Least helpful both inside and outside are institutions of all kinds: religions, schools, Internet platforms, governments, nations, scientific categories but not scientific understanding.  Most helpful are the humanities, including the arts.  I reject most introspection which means most Medium.com writing.  I am deeply interested in neurological research of all kinds, all the hyphenates — neuro-evolution, neuro-paleontology, pre-frontal cortex mechanisms like “working platforms,” whole-body thinking, and the evolution of language (not just words but concepts and metaphor).

People are like dogs: they want to come see what a person is doing, in case it is something to eat, and if it is not, they pee on it.  Or if it is alive, they might try to kill it.  Or just pack it around for a while.
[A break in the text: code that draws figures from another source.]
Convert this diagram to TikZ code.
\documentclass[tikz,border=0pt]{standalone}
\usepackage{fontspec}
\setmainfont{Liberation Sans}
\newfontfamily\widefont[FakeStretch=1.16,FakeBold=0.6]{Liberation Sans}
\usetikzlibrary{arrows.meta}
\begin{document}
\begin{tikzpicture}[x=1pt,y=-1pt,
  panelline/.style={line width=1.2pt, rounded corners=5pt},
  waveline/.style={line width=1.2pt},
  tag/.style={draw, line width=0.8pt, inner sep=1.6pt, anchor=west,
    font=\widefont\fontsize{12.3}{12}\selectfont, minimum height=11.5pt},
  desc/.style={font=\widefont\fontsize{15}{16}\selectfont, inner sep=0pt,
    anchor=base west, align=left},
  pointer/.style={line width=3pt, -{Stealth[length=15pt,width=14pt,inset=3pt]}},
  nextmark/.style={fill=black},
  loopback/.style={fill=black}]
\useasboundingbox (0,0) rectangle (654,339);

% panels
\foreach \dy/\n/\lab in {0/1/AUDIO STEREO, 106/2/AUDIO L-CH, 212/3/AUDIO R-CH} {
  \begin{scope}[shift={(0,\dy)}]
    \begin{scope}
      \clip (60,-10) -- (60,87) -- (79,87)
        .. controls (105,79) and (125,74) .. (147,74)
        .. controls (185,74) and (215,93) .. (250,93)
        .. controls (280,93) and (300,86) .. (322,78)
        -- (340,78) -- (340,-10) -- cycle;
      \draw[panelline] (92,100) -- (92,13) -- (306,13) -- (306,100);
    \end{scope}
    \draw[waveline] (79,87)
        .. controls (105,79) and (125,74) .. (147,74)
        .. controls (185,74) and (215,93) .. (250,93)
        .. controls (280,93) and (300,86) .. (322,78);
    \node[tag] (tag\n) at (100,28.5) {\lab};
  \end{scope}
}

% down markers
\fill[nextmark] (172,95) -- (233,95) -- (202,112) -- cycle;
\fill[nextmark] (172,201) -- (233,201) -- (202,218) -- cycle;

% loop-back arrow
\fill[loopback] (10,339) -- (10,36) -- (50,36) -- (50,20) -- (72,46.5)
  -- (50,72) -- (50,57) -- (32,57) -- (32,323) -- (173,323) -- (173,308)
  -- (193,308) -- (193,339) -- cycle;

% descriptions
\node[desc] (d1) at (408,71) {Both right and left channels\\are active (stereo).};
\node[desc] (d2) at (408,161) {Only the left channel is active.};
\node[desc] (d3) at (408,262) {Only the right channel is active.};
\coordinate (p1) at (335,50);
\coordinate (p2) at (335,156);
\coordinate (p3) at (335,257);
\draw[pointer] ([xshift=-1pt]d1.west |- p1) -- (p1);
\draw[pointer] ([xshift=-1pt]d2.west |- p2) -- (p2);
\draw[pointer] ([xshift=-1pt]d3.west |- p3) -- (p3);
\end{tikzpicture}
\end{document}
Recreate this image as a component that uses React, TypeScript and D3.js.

They hate fences and they make a lot of noise.  (Cats don't do any of this because they don't make niches -- they discover them.)  
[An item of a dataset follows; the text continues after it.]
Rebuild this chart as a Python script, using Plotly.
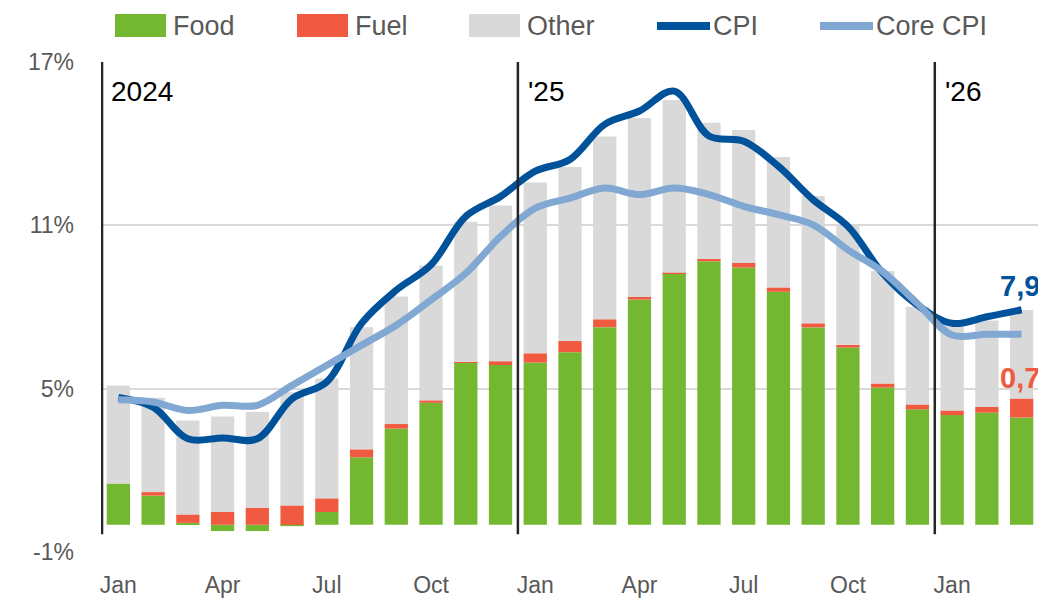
import plotly.graph_objects as go

# monthly data, Jan 2024 - Mar 2026 (percentage points / % y/y)
months = ['Jan 24', 'Feb 24', 'Mar 24', 'Apr 24', 'May 24', 'Jun 24', 'Jul 24', 'Aug 24', 'Sep 24',
          'Oct 24', 'Nov 24', 'Dec 24', 'Jan 25', 'Feb 25', 'Mar 25', 'Apr 25', 'May 25', 'Jun 25',
          'Jul 25', 'Aug 25', 'Sep 25', 'Oct 25', 'Nov 25', 'Dec 25', 'Jan 26', 'Feb 26', 'Mar 26']
food = [1.52, 1.07, 0.07, -0.23, -0.23, -0.05, 0.47, 2.48, 3.53,
        4.48, 5.96, 5.87, 5.96, 6.34, 7.26, 8.27, 9.24, 9.68,
        9.45, 8.56, 7.25, 6.51, 5.04, 4.24, 4.03, 4.12, 3.94]
fuel = [0.0, 0.13, 0.31, 0.48, 0.63, 0.71, 0.50, 0.29, 0.17,
        0.09, 0.02, 0.14, 0.34, 0.41, 0.29, 0.10, 0.02, 0.09,
        0.17, 0.16, 0.15, 0.10, 0.15, 0.18, 0.17, 0.21, 0.7]
other = [3.60, 3.47, 3.45, 3.50, 3.51, 4.16, 4.40, 4.49, 4.69,
         4.95, 5.15, 5.72, 6.27, 6.39, 6.71, 6.57, 6.34, 5.00,
         4.88, 4.79, 4.68, 4.43, 4.13, 3.59, 3.30, 3.17, 3.25]
cpi = [4.68, 4.32, 3.16, 3.19, 3.16, 4.63, 5.25, 7.40, 8.62,
       9.55, 11.33, 12.06, 12.99, 13.42, 14.71, 15.20, 15.93, 14.28,
       14.09, 13.17, 11.94, 10.96, 9.24, 8.07, 7.40, 7.64, 7.9]
core_cpi = [4.59, 4.51, 4.20, 4.39, 4.39, 5.12, 5.86, 6.60, 7.33,
            8.26, 9.24, 10.59, 11.63, 12.00, 12.37, 12.13, 12.37, 12.13,
            11.70, 11.39, 11.02, 10.10, 9.30, 8.13, 6.97, 7.00, 7.00]
tick_months = ['Jan', 'Apr', 'Jul', 'Oct']
y_ticks = [-1, 5, 11, 17]
year_labels = ['2024', "'25", "'26"]

GREEN = '#74B832'
RED = '#F05A40'
GREY = '#D9D9D9'
DARK_BLUE = '#00529B'
LIGHT_BLUE = '#80A8D2'
TEXT = '#595959'
FONT = 'Liberation Sans, Arial, sans-serif'

fig = go.Figure()
for name, vals, color in [('Food', food, GREEN), ('Fuel', fuel, RED), ('Other', other, GREY)]:
    fig.add_trace(go.Bar(x=months, y=vals, name=name, marker_color=color, marker_line_width=0))
fig.add_trace(go.Scatter(x=months, y=cpi, name='CPI', mode='lines', line_shape='spline',
                         line=dict(color=DARK_BLUE, width=7)))
fig.add_trace(go.Scatter(x=months, y=core_cpi, name='Core CPI', mode='lines', line_shape='spline',
                         line=dict(color=LIGHT_BLUE, width=7)))

n = len(months)
# year separators and labels (first one nudged in so it isn't clipped at the plot edge)
year_starts = [i for i, m in enumerate(months) if m.startswith('Jan')]
for i, lab in zip(year_starts, year_labels):
    xl = max(i - 0.5, -0.47)
    fig.add_shape(type='line', x0=xl, x1=xl, y0=-0.35, y1=17,
                  line=dict(color='#262626', width=2.5), layer='above')
    fig.add_annotation(x=i - 0.5, y=15.9, text=lab, showarrow=False, xanchor='left', xshift=8,
                       font=dict(size=28, color='black', family=FONT))

# end labels
fig.add_annotation(x=months[-1], y=cpi[-1], text=f'<b>{cpi[-1]:.1f}</b>'.replace('.', ','), showarrow=False,
                   yshift=24, xshift=-2, font=dict(size=29, color=DARK_BLUE, family=FONT))
fig.add_annotation(x=months[-1], y=food[-1] + fuel[-1], text=f'<b>{fuel[-1]:.1f}</b>'.replace('.', ','),
                   showarrow=False, yshift=20, xshift=-2, font=dict(size=29, color=RED, family=FONT))

# page is 1046x600 but the html body has an 8px margin -> figure a bit smaller
OFF = 8
FIG_W, FIG_H = 1046 - OFF, 600 - OFF
L, T, W, H = 101 - OFF, 62 - OFF, 938, 490


def px(x):
    return (x - OFF - L) / W


def py(y):
    return (T + H - (y - OFF)) / H


# hand-made legend (big swatches like the original), positions in page pixels
legend = [('Food', GREEN, 'bar', 115), ('Fuel', RED, 'bar', 297), ('Other', GREY, 'bar', 469),
          ('CPI', DARK_BLUE, 'line', 655), ('Core CPI', LIGHT_BLUE, 'line', 818)]
for name, color, kind, x0 in legend:
    if kind == 'bar':
        fig.add_shape(type='rect', xref='paper', yref='paper', x0=px(x0), x1=px(x0 + 51),
                      y0=py(37), y1=py(14), fillcolor=color, line_width=0)
    else:
        fig.add_shape(type='line', xref='paper', yref='paper', x0=px(x0 + 2), x1=px(x0 + 55),
                      y0=py(26), y1=py(26), line=dict(color=color, width=8))
    fig.add_annotation(xref='paper', yref='paper', x=px(x0 + 56), y=py(26), text=name,
                       showarrow=False, xanchor='left', yanchor='middle',
                       font=dict(size=27, color=TEXT, family=FONT))

fig.update_layout(
    width=FIG_W, height=FIG_H,
    margin=dict(l=L, r=FIG_W - L - W, t=T, b=FIG_H - T - H, autoexpand=False),
    plot_bgcolor='white', paper_bgcolor='white',
    barmode='relative', bargap=0.33,
    showlegend=False,
    font=dict(family=FONT, color=TEXT),
    xaxis=dict(type='category', range=[-0.5, n - 0.5], showgrid=False, showline=False, zeroline=False,
               automargin=False,
               tickvals=[m for m in months if m.split()[0] in tick_months],
               ticktext=[m.split()[0] for m in months if m.split()[0] in tick_months],
               ticks='', ticklabelstandoff=17, tickfont=dict(size=23, color=TEXT)),
    xaxis2=dict(overlaying='x', anchor='free', position=1 / 18, range=[-0.5, n - 0.5],
                automargin=False,
                showgrid=False, zeroline=False, showline=True, linecolor=GREY, linewidth=1.5,
                tickvals=[k - 0.5 for k in range(0, n + 1, 3)], ticks='outside', ticklen=8,
                tickcolor=GREY, tickwidth=1.5, showticklabels=False),
    yaxis=dict(range=[-1, 17], tickvals=y_ticks, ticktext=[f'{v}%' for v in y_ticks], showgrid=True,
               gridcolor=GREY, gridwidth=1.5, zeroline=False, showline=False, automargin=False,
               ticklabelstandoff=26, tickfont=dict(size=23, color=TEXT)),
)

fig.write_html('out.html')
This is a dark and cynical point of view, but it is part of my niche and exists alongside a great appreciation of dogs.  I have had much contact with dog holocaust (piles of euthanized dogs) and know that it has a close relationship to the sentimentality of pretending about things like “forever homes” and that dogs only exist in relationship to humans.  “Pye dogs”, pariah dogs that carry rabies and eat both feces and human carrion, are outside the fence that shields prosperous people from reality.  These dogs cannot be eliminated — they are part of the ecology even in civilized neighborhoods.

Pariah dog in India

Some observant folks notice that we treat our children as pariahs, pushing them into parts of society meant to act as drains and disposals, those that push children into sex work, those who create children only as an unwanted biological consequence that is represented by sentimentality which denies that it ends in early death.  

The difference is that these children themselves, by the time they reach adrenarche (6 to 12) and even more so in adolescence, are capable of creating niches for themselves that protect them from attack and feed them something besides shit and cum.  They have their own language, deliberately offensive, full of tropes of defiance.  This helps to protect them from institutions who want to make profit out of their mass confinement, as though they were domestic animals.  They are not dog packs because they can reflect and create niches, though they may be outside the culture.
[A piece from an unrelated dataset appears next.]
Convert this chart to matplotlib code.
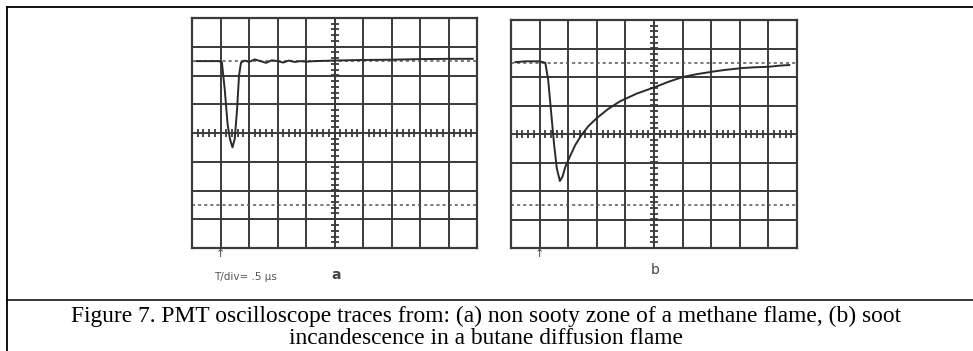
import numpy as np
import matplotlib.pyplot as plt
from matplotlib.lines import Line2D

# traces, x in divisions (0-10), y in divisions (-4..4)
trace_a_x = [0.15, 0.6, 0.95, 1.05, 1.15, 1.25, 1.33, 1.42, 1.5, 1.58, 1.65, 1.72, 1.85,
             2.0, 2.2, 2.4, 2.6, 2.8, 3.0, 3.2, 3.4, 3.6, 3.8, 4.0, 4.3, 5.0, 6.0, 7.0, 8.0, 9.0, 9.85]
trace_a_y = [2.5, 2.5, 2.5, 2.45, 1.5, 0.3, -0.2, -0.5, -0.2, 0.8, 2.0, 2.45, 2.52,
             2.47, 2.56, 2.5, 2.44, 2.53, 2.5, 2.45, 2.52, 2.47, 2.5, 2.48, 2.5, 2.52, 2.54, 2.55, 2.57, 2.58, 2.58]

trace_b_x = [0.15, 0.5, 1.0, 1.2, 1.3, 1.4, 1.5, 1.6, 1.71, 1.8, 1.9, 2.06, 2.25, 2.47,
             2.7, 2.99, 3.4, 3.8, 4.4, 5.02, 5.5, 6.01, 6.5, 7.06, 7.5, 8.05, 8.5, 9.03, 9.4, 9.73]
trace_b_y = [2.52, 2.55, 2.55, 2.5, 1.9, 0.8, -0.3, -1.2, -1.65, -1.5, -1.15, -0.79, -0.38, -0.03,
             0.27, 0.55, 0.88, 1.14, 1.42, 1.64, 1.83, 2.0, 2.1, 2.19, 2.25, 2.31, 2.34, 2.36, 2.4, 2.42]

marker_levels = [2.5, -2.5]
time_label = "T/div= .5 µs"
caption_lines = ["Figure 7. PMT oscilloscope traces from: (a) non sooty zone of a methane flame, (b) soot",
                 "incandescence in a butane diffusion flame"]

W, H = 973, 351
fig = plt.figure(figsize=(W / 100, H / 100), dpi=100)
ink = "#3a3a3a"


def scope(left, top, right, bottom, xs, ys, letter, lx, ly, weight, show_time):
    ax = fig.add_axes([left / W, 1 - bottom / H, (right - left) / W, (bottom - top) / H])
    ax.set_xlim(0, 10)
    ax.set_ylim(-4, 4)
    for i in range(11):
        ax.axvline(i, color=ink, lw=1.4)
    for j in range(-4, 5):
        ax.axhline(j, color=ink, lw=1.4)
    for lev in marker_levels:
        ax.axhline(lev, color="#555555", lw=1.1, ls=(0, (2, 2)))
    # minor ticks on the centre cross
    t = np.arange(0, 10.01, 0.2)
    ax.plot(t, np.zeros_like(t), ls="none", marker="|", ms=6, color=ink, mew=1.3)
    t = np.arange(-4, 4.01, 0.2)
    ax.plot(np.full_like(t, 5), t, ls="none", marker="_", ms=6, color=ink, mew=1.3)
    ax.plot(xs, ys, color="#2a2a2a", lw=1.4)
    for s in ax.spines.values():
        s.set_color(ink)
        s.set_linewidth(1.6)
    ax.set_xticks([])
    ax.set_yticks([])
    ax.text(1, -4.05, "↑", ha="center", va="top", fontsize=8, color="#444444")
    fig.text(lx / W, 1 - ly / H, letter, ha="center", va="center", fontsize=10,
             fontweight=weight, color="#444444")
    if show_time:
        fig.text(214 / W, 1 - 277 / H, time_label, ha="left", va="center", fontsize=7.5, color="#555555")
    return ax


scope(192, 18, 477, 248, trace_a_x, trace_a_y, "a", 336, 275, "bold", True)
scope(511, 20, 797, 248, trace_b_x, trace_b_y, "b", 655, 270, "normal", False)

# frame around figure and caption
fig.add_artist(Line2D([6.5 / W, 1], [1 - 7 / H, 1 - 7 / H], color="black", lw=1.3))
fig.add_artist(Line2D([6.5 / W, 6.5 / W], [1 - 7 / H, 0], color="black", lw=1.3))
fig.add_artist(Line2D([6.5 / W, 1], [1 - 300 / H, 1 - 300 / H], color="black", lw=1.1))

for k, line in enumerate(caption_lines):
    fig.text(486 / W, 1 - (316 + 22 * k) / H, line, ha="center", va="center",
             family="Liberation Serif", fontsize=16.9)

fig.savefig("out.png", dpi=100)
Institutions defend themselves by using the dark romances of crime, addiction, violence, secrecy, terrorism, oppression — all based on power and domination.  Only here and there does the Far Eastern discovery of how to resist by turning these forces back on the dominators -- using cleverness and the shift of circumstances to disarm enforcers -- create new niches of a different kind of empowerment, webbing nets.  Women, blacks, tribes and metis, are doing it. 

I don’t want to join these groups.  I just want to know about them and to reflect.  I see humans as biological entities without “souls” but with deep participation in the biggest niche humans regularly inhabit: the planet earth.  And I discover that one doesn’t have to travel or accumulate lovers or derange oneself, but merely to pay attention.  Of course, I write it down to share.